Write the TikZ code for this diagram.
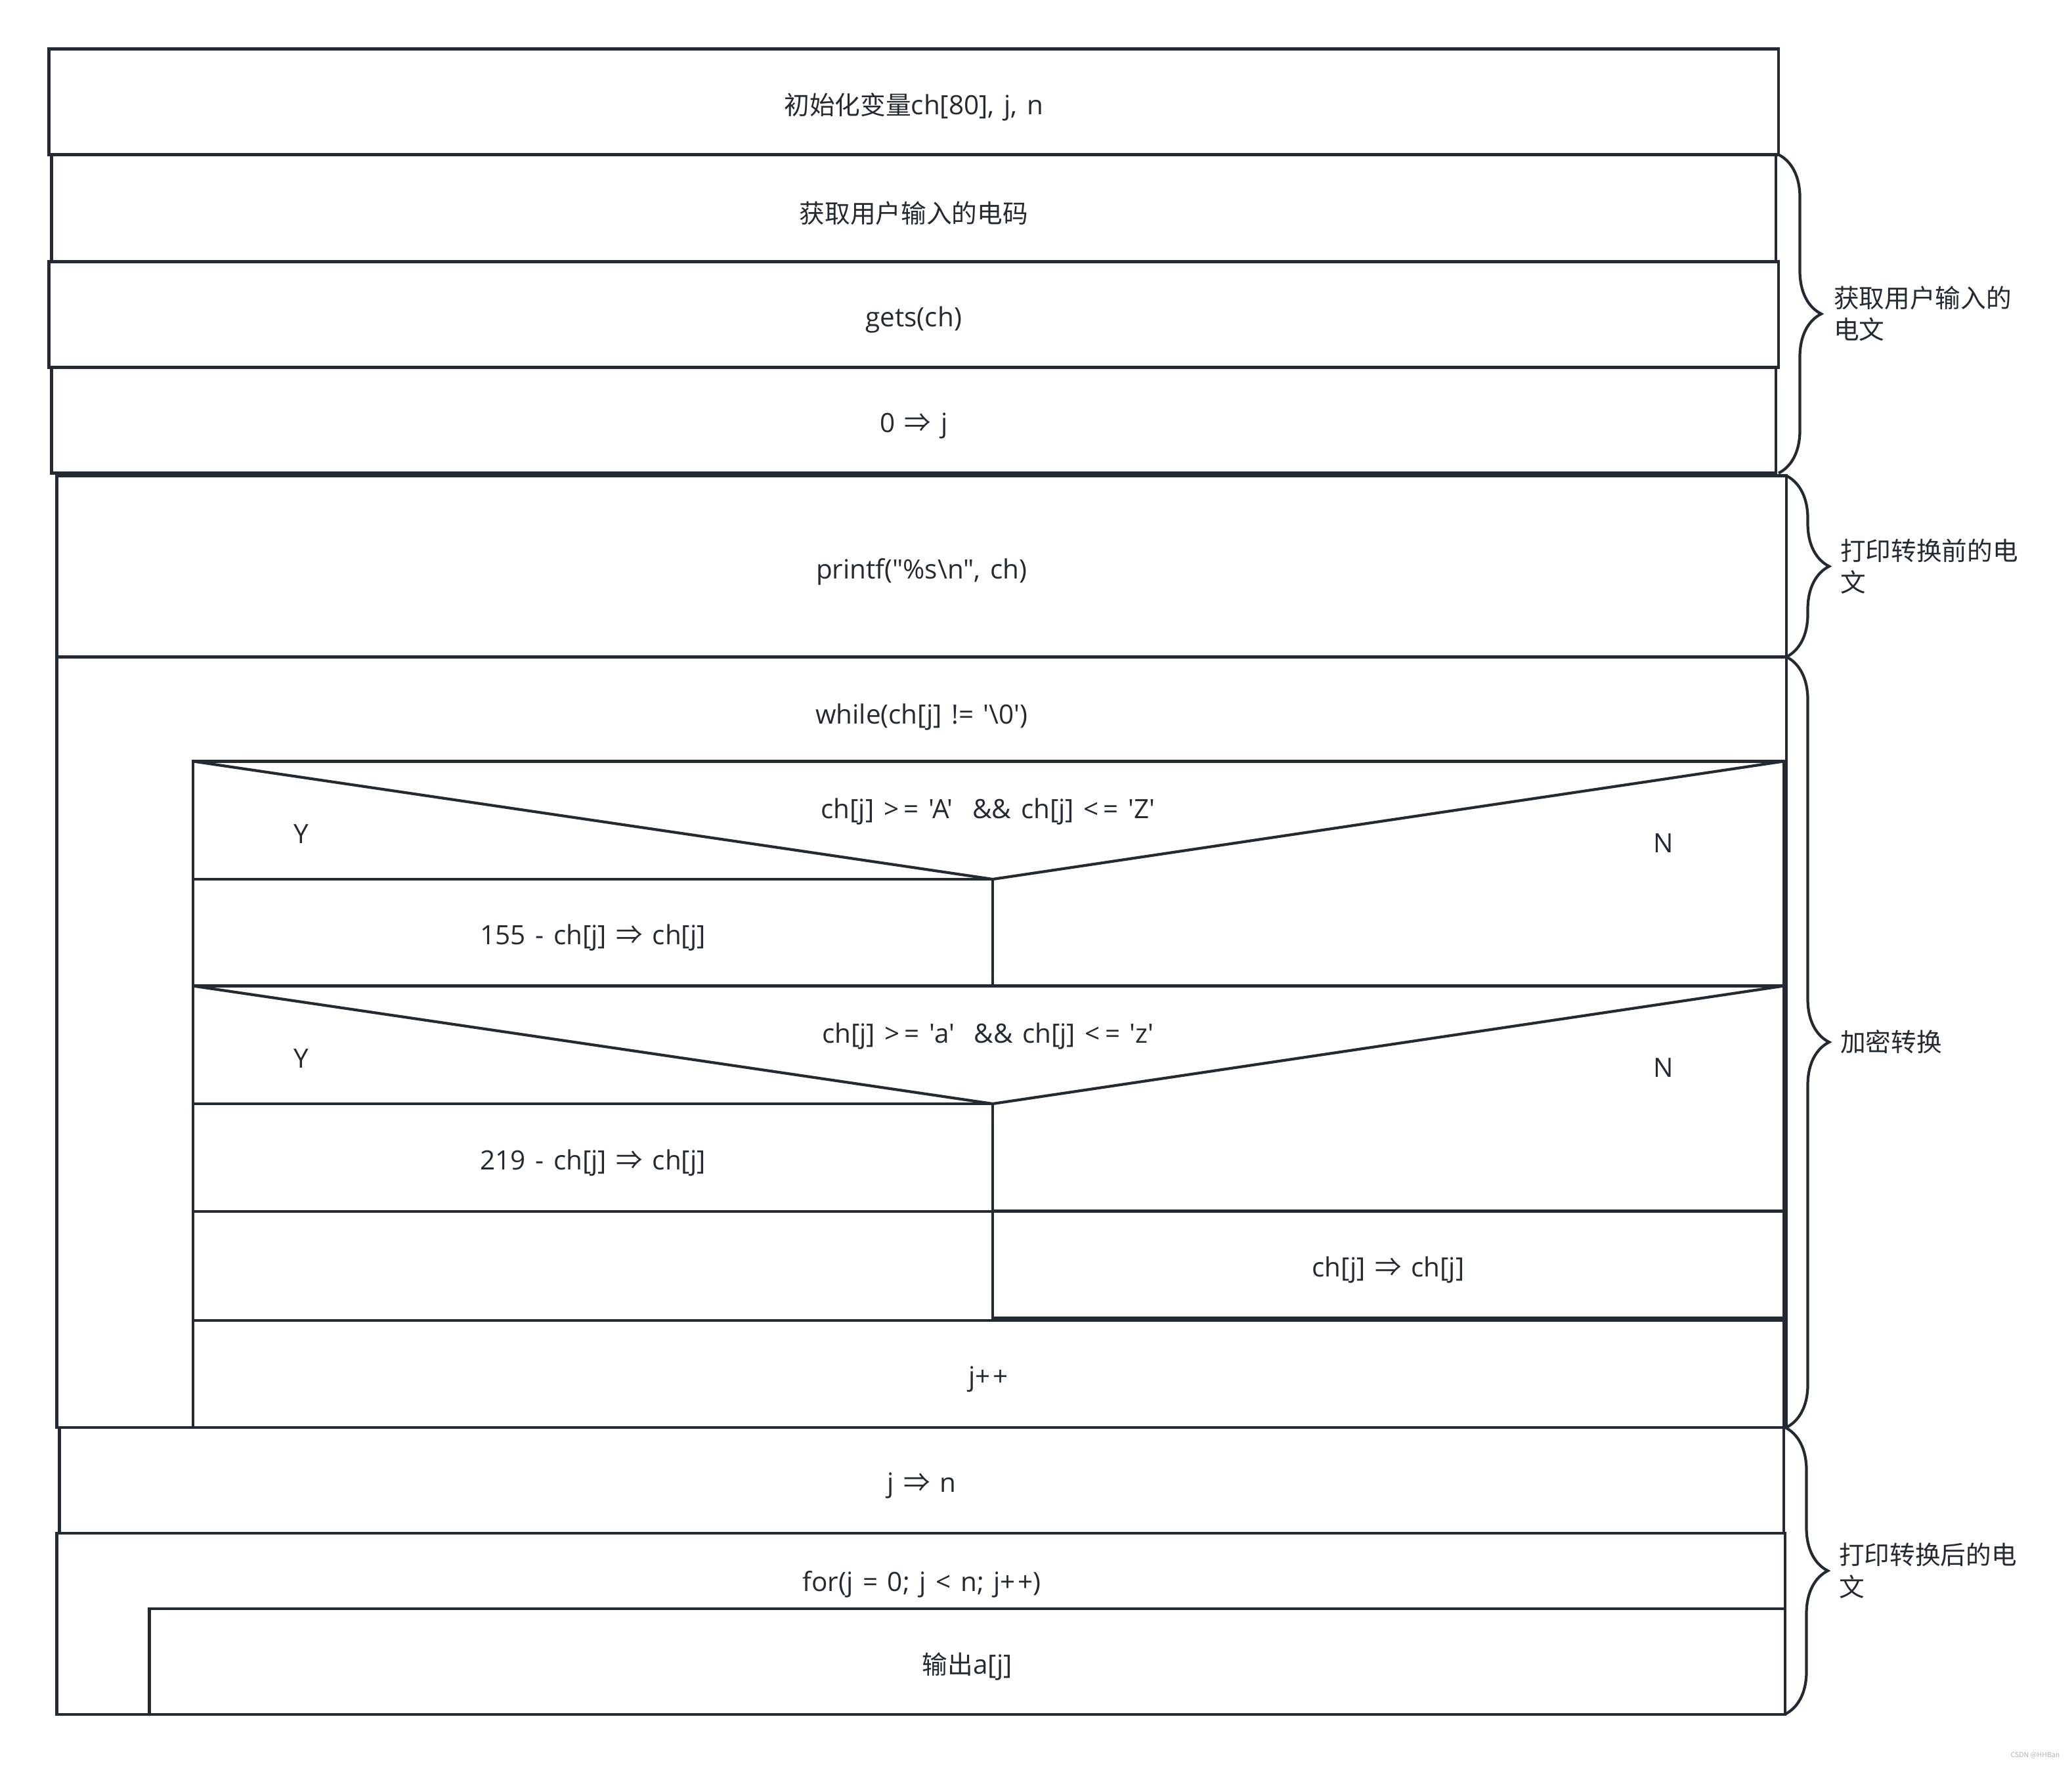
\documentclass[tikz,border=0pt]{standalone}
\usepackage{fontspec}
\newfontfamily\cjk{Noto Sans CJK SC}
\newfontfamily\lat{Open Sans}[WordSpace=1.4]
\usetikzlibrary{positioning,fit,decorations.pathreplacing}
\definecolor{ink}{HTML}{232A31}
\tikzset{blk/.style={draw=ink,line width=1.2pt,inner sep=0pt,outer sep=0pt},txt/.style={font=\lat\fontsize{11.5}{13.7}\selectfont,text=ink,inner sep=0pt},mid/.style={txt,yshift=-2.3pt},slim/.style={draw=ink,line width=.8pt},diag/.style={draw=ink,line width=1.2pt,line join=round},brc/.style={draw=ink,line width=1.2pt,decorate,decoration={brace,amplitude=.65cm}},note/.style={txt,font=\cjk\fontsize{11}{13.7}\selectfont,align=left},wm/.style={font=\cjk\fontsize{3}{4}\selectfont,text=gray!60,inner sep=0pt}}

\begin{document}
\begin{tikzpicture}[x=.01cm,y=-.01cm]
\fill[white] (0,0) rectangle (3156,2688);
\useasboundingbox (0,0) rectangle (3156,2688);
\foreach \nm/\xa/\ya/\xb/\yb/\txt in {init/74.5/74.5/2709/235.5/{{\cjk\fontsize{11}{13.7}\selectfont 初始化变量}ch[80], j, n},getin/78.5/235.5/2705/398.5/{\cjk\fontsize{11}{13.7}\selectfont 获取用户输入的电码},gets/74.5/398.5/2709/559.6/{gets(ch)},zero/78.5/559.6/2705/720.6/{0 {\cjk ⇒} j},prnt/86.5/724.6/2721/1000.4/{printf("\%s\textbackslash n", ch)}}{
  \node[blk,fit={(\xa,\ya) (\xb,\yb)},label={[mid]center:{\txt}}] (\nm) {};
}
\node[blk,fit={(86.5,1000.4) (2721,2173.8)}] (loop) {};
\node[txt] (cond) at (1404,1092) {while(ch[j] != '\textbackslash0')};
\node[blk,fit={(294,1159.4) (2717,1501.5)}] (ifu) {};
\draw[diag] (ifu.north west) -- (1512,1339) coordinate (tipu) -- (ifu.north east);
\node[blk,fit={(294,1339) (1512,1501.5)},label={[mid]center:{155 - ch[j] {\cjk ⇒} ch[j]}}] (subu) {};
\node[txt] (testu) at (1505,1236) {ch[j] >\kern2pt= 'A'\ \ \&\& ch[j] <\kern2pt= 'Z'};
\node[txt] (yu) at (459,1270) {Y};
\node[txt] (nu) at (2534,1284) {N};
\node[blk,fit={(294,1501.5) (2717,1845)}] (ifl) {};
\draw[diag] (ifl.north west) -- (1512,1681) coordinate (tipl) -- (ifl.north east);
\node[blk,fit={(294,1681) (1512,1845)},label={[mid]center:{219 - ch[j] {\cjk ⇒} ch[j]}}] (subl) {};
\node[txt] (testl) at (1505,1578) {ch[j] >\kern2pt= 'a'\ \ \&\& ch[j] <\kern2pt= 'z'};
\node[txt] (yl) at (459,1612) {Y};
\node[txt] (nl) at (2534,1626) {N};
\node[blk,fit={(294,1845) (1512,2010.8)}] (none) {};
\node[blk,fit={(1512,1844) (2717,2007)},label={[mid]center:{ch[j] {\cjk ⇒} ch[j]}}] (keep) {};
\node[blk,fit={(294,2010.8) (2717,2173.8)},label={[mid]center:{j+\kern1pt+}}] (inc) {};
\draw[slim] (tipu) -- (subu.north east);
\draw[slim] (tipl) -- (subl.north east);
\node[blk,fit={(90.6,2173.8) (2717,2334.8)},label={[mid]center:{j {\cjk ⇒} n}}] (setn) {};
\node[blk,fit={(86.5,2334.8) (2719,2610.6)}] (outl) {};
\node[txt] (fortxt) at (1404,2413) {for(j = 0; j < n; j+\kern1pt+)};
\node[blk,fit={(227.5,2449.6) (2719,2610.6)},label={[mid]center:{{\cjk\fontsize{11}{13.7}\selectfont 输出}a[j]}}] (outa) {};
\draw[brc] (gets.east |- getin.north) -- (gets.east |- zero.south) node[note,midway,right=.82cm] {获取用户输入的\\电文};
\draw[brc] (prnt.north east) -- (prnt.south east) node[note,midway,right=.8cm] {打印转换前的电\\文};
\draw[brc] (loop.north east) -- (loop.south east) node[note,midway,right=.8cm] {加密转换};
\draw[brc] (outl.east |- setn.north) -- (outl.south east) node[note,midway,right=.8cm] {打印转换后的电\\文};
\node[wm] (mark) at (3100,2673) {CSDN @HHBan};
\end{tikzpicture}
\end{document}
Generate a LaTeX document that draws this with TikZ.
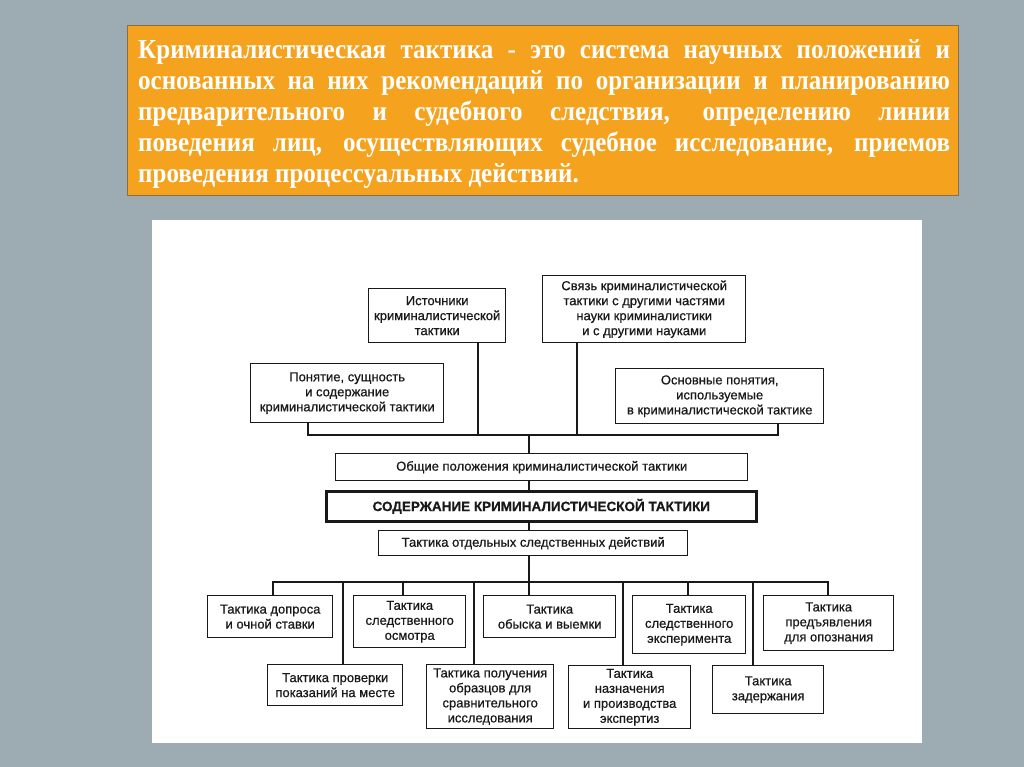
\documentclass[tikz,border=0pt]{standalone}
\usepackage{fontspec}
\setmainfont{Liberation Serif}
\newfontfamily\titlefont[FakeStretch=0.91]{Liberation Serif}
\newfontfamily\diagfont[FakeBold=0.6]{Liberation Sans}
\definecolor{bgc}{RGB}{156,172,178}
\definecolor{orangec}{RGB}{245,163,31}
\definecolor{orgborder}{RGB}{140,110,70}
\definecolor{inkc}{RGB}{25,25,25}
\begin{document}
\begin{tikzpicture}[x=1pt,y=-1pt,
  bx/.style={draw=inkc, line width=1.4pt, fill=white, text=inkc,
    font=\diagfont\fontsize{13}{15}\selectfont, align=center,
    inner sep=0pt, anchor=north west},
  ln/.style={draw=inkc, line width=1.1pt}]
\fill[bgc] (0,0) rectangle (1024,767);
\useasboundingbox (0,0) rectangle (1024,767);
% definition box
\node[draw=orgborder, fill=orangec, line width=0.8pt, minimum width=831pt,
  minimum height=170pt, anchor=north west, inner sep=0pt] (defbox) at (127,25) {};
\node[anchor=north west, inner sep=0pt, text width=812pt, align=justify,
  text=white, font=\titlefont\bfseries\fontsize{27.5}{31}\selectfont] (deftext) at (138,39)
  {Криминалистическая тактика - это система научных положений и\linebreak
   основанных на них рекомендаций по организации и планированию\linebreak
   предварительного и судебного следствия, определению линии\linebreak
   поведения лиц, осуществляющих судебное исследование, приемов\linebreak
   проведения процессуальных действий.};
% white panel
\fill[white] (152,220) rectangle (922,743);
% upper boxes
\node[bx, minimum width=137pt, minimum height=54pt] (ist) at (368,288)
  {Источники\\криминалистической\\тактики};
\node[bx, minimum width=203pt, minimum height=67pt] (svz) at (542,275)
  {Связь криминалистической\\тактики с другими частями\\науки криминалистики\\и с другими науками};
\node[bx, minimum width=193pt, minimum height=59pt] (pon) at (250,363)
  {Понятие, сущность\\и содержание\\криминалистической тактики};
\node[bx, minimum width=208pt, minimum height=55pt] (osn) at (615,368)
  {Основные понятия,\\используемые\\в криминалистической тактике};
\node[bx, minimum width=412pt, minimum height=27pt] (obsh) at (335,453)
  {Общие положения криминалистической тактики};
\node[bx, line width=2.6pt, minimum width=430pt, minimum height=30pt,
  font=\diagfont\bfseries\fontsize{13.5}{15}\selectfont] (sod) at (325,490)
  {СОДЕРЖАНИЕ КРИМИНАЛИСТИЧЕСКОЙ ТАКТИКИ};
\node[bx, minimum width=309pt, minimum height=25pt] (tak) at (378,530)
  {Тактика отдельных следственных действий};
% lower boxes
\node[bx, minimum width=125pt, minimum height=42pt] (dop) at (207,595)
  {Тактика допроса\\и очной ставки};
\node[bx, minimum width=112pt, minimum height=52pt] (osm) at (353,595)
  {Тактика\\следственного\\осмотра};
\node[bx, minimum width=132pt, minimum height=42pt] (obysk) at (483,595)
  {Тактика\\обыска и выемки};
\node[bx, minimum width=113pt, minimum height=58pt] (expt) at (632,595)
  {Тактика\\следственного\\эксперимента};
\node[bx, minimum width=130pt, minimum height=55pt] (pred) at (763,595)
  {Тактика\\предъявления\\для опознания};
\node[bx, minimum width=135pt, minimum height=41pt] (prov) at (267,664)
  {Тактика проверки\\показаний на месте};
\node[bx, minimum width=127pt, minimum height=64pt] (obr) at (426,664)
  {Тактика получения\\образцов для\\сравнительного\\исследования};
\node[bx, minimum width=122pt, minimum height=63pt] (nazn) at (568,665)
  {Тактика\\назначения\\и производства\\экспертиз};
\node[bx, minimum width=111pt, minimum height=48pt] (zad) at (712,665)
  {Тактика\\задержания};
% upper connectors
\coordinate (uL) at (308,435);
\coordinate (uR) at (778,435);
\coordinate (uI) at (478,435);
\coordinate (uS) at (577,435);
\coordinate (uC) at (529,435);
\draw[ln] (pon.south -| uL) -- (uL) -- (uR) -- (osn.south -| uR);
\draw[ln] (ist.south -| uI) -- (uI);
\draw[ln] (svz.south -| uS) -- (uS);
\draw[ln] (uC) -- (obsh.north -| uC);
\draw[ln] (obsh.south -| uC) -- (sod.north -| uC);
\draw[ln] (sod.south -| uC) -- (tak.north -| uC);
% lower connectors
\coordinate (lC) at (529,582);
\coordinate (lL) at (273,582);
\coordinate (lR) at (828,582);
\draw[ln] (tak.south -| lC) -- (lC);
\draw[ln] (dop.north -| lL) -- (lL) -- (lR) -- (pred.north -| lR);
\foreach \n/\x in {osm/403, obysk/529, expt/688, prov/343, obr/474, nazn/623, zad/753}{
  \coordinate (b\n) at (\x,582);
  \draw[ln] (b\n) -- (\n.north -| b\n);
}
\end{tikzpicture}
\end{document}
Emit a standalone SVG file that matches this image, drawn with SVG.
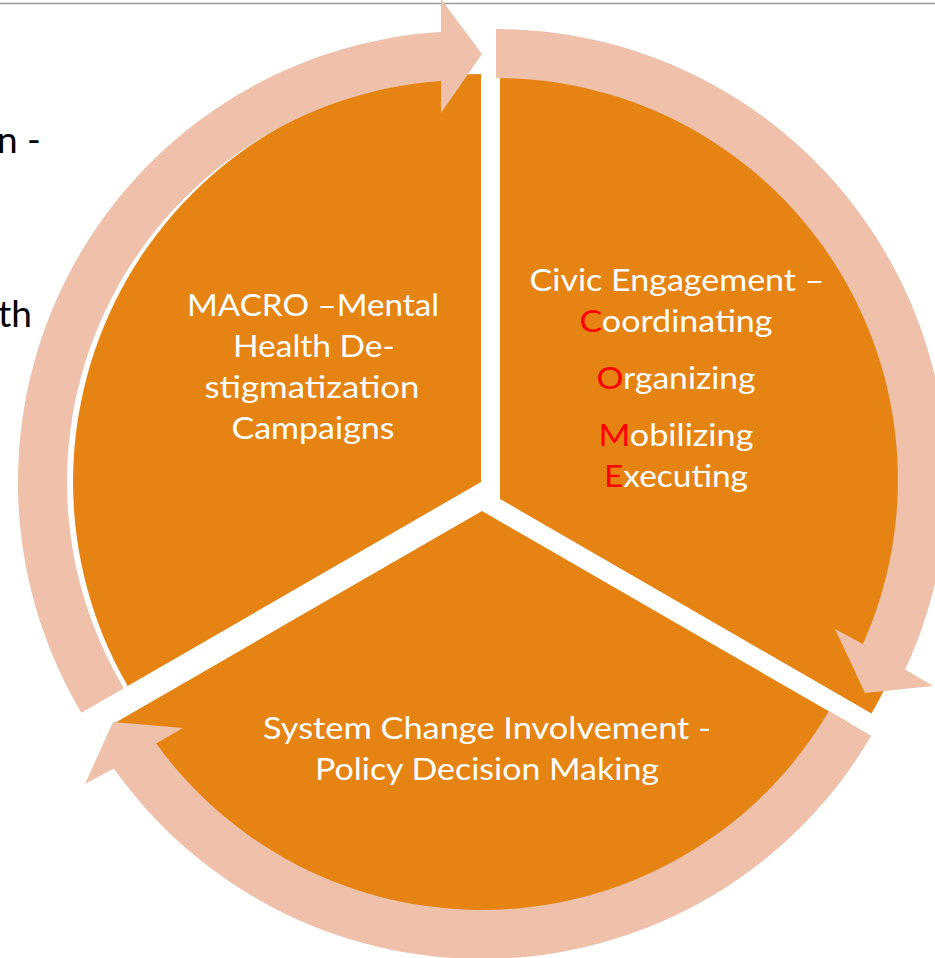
━━━━━━━━━━━━━━━━━━━━━━━━━━━━━━
> [Exercise brief]: Pull out every line containing "that".

> [Result for this task]:
Generate a LaTeX document that draws this with TikZ.
Emit a standalone SVG file that matches this image, drawn with SVG.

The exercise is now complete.